Self-Propelled Grain Cart Built From Mack Truck
"It gets grain out of the field fast and frees up a tractor," says Gerald Bruner, Conrad, Mont. He and his son, Brad, built a self-propelled grain cart using the frame of a 25-ton Mack "rock truck" used to haul rocks out of mines. It?s equipped with a home-built 900-bu. hopper on back that measures 20 ft. long by 13 ft. wide. It travels at speeds up to 28 mph.
The cab came off an Elgin street sweeper, complete with dash, steering column, seat, heater and air conditioner. The 450 hp Cummins diesel engine, with Allison automatic transmission, was pulled from an old semi truck. The hood is off an old Versatile 950 4-WD tractor. The machine rides on 5 1/2-ft. tall wheels on back and 5-ft. tall wheels on front.
"We used it on our wheat and barley crops for the first time last fall. It worked great with no problems," says Bruner. "It'll unload the 900 bu. load in only about 5 min. with its 16-in. dia. auger.
"My son drives the combine and I haul the grain. In the past, every time I took off for the grain bin I knew that when I returned to the field the combine would be waiting for me. I didn't think adding another pull-type grain cart would be the answer because it?s too slow and would need another person to operate it."
The two men lengthened the Mack truck frame 6 ft. on front and 4 ft. on back, using 3 by 2 and 2 by 2-in. sq. tubing to build a frame for the hopper. The sides were fashioned out of sheet steel from old fuel tanks. A pair of side by side, 12-in. dia. drag augers bring grain to the back.
One auger discharges grain out a chute on one side of the hopper to load grain bins, and the other feeds grain into a 16-in. dia. fold-up auger that's used to load trucks.
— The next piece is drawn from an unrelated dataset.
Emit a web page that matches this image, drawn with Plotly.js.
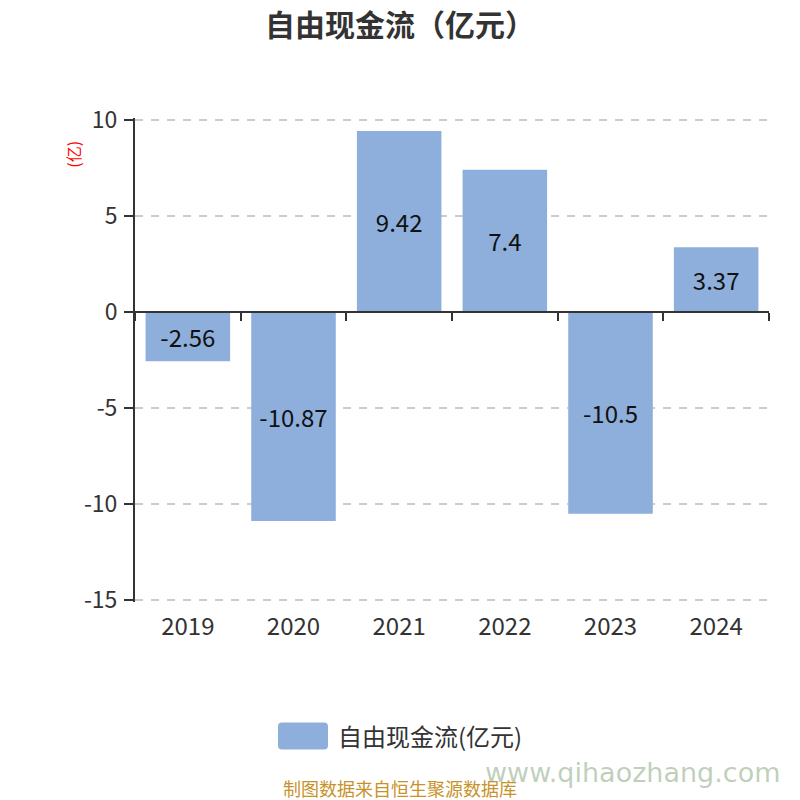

Both drag augers are covered by a series of trap doors that are connected together by a metal rod, allowing a hydraulic cylinder to open and close all the doors at the same time to adjust grain flow. Each door sets inside a separate compartment, making grain cleanout an easy job.
The grain cart has four hydraulic systems, which were designed by Big Sky Hydraulics of Great Falls, Mont. One system drives the twin augers at the bottom of the hopper; one drives the 16-in. dia. unloading auger; one opens and closes the trap doors; and one operates the machine's steering system.
"It's an awesome machine and works amazingly well. We spent about $40,000 to build it," says Bruner. "We scrounged most of the materials and worked on it for 3 winters. The Mack truck came with an awesome set of brakes, which is really important when hauling this much grain. We even made our own fire extinguisher system, mounting a 30-gal. water tank and 75-ft. hose reel on one side of the hopper. The water tank is pressurized off the Mack truck's air brakes.
"We also fitted the machine with 3 remote-controlled cameras" one on each side of the hopper and one on back" and they really come in handy," notes Bruner.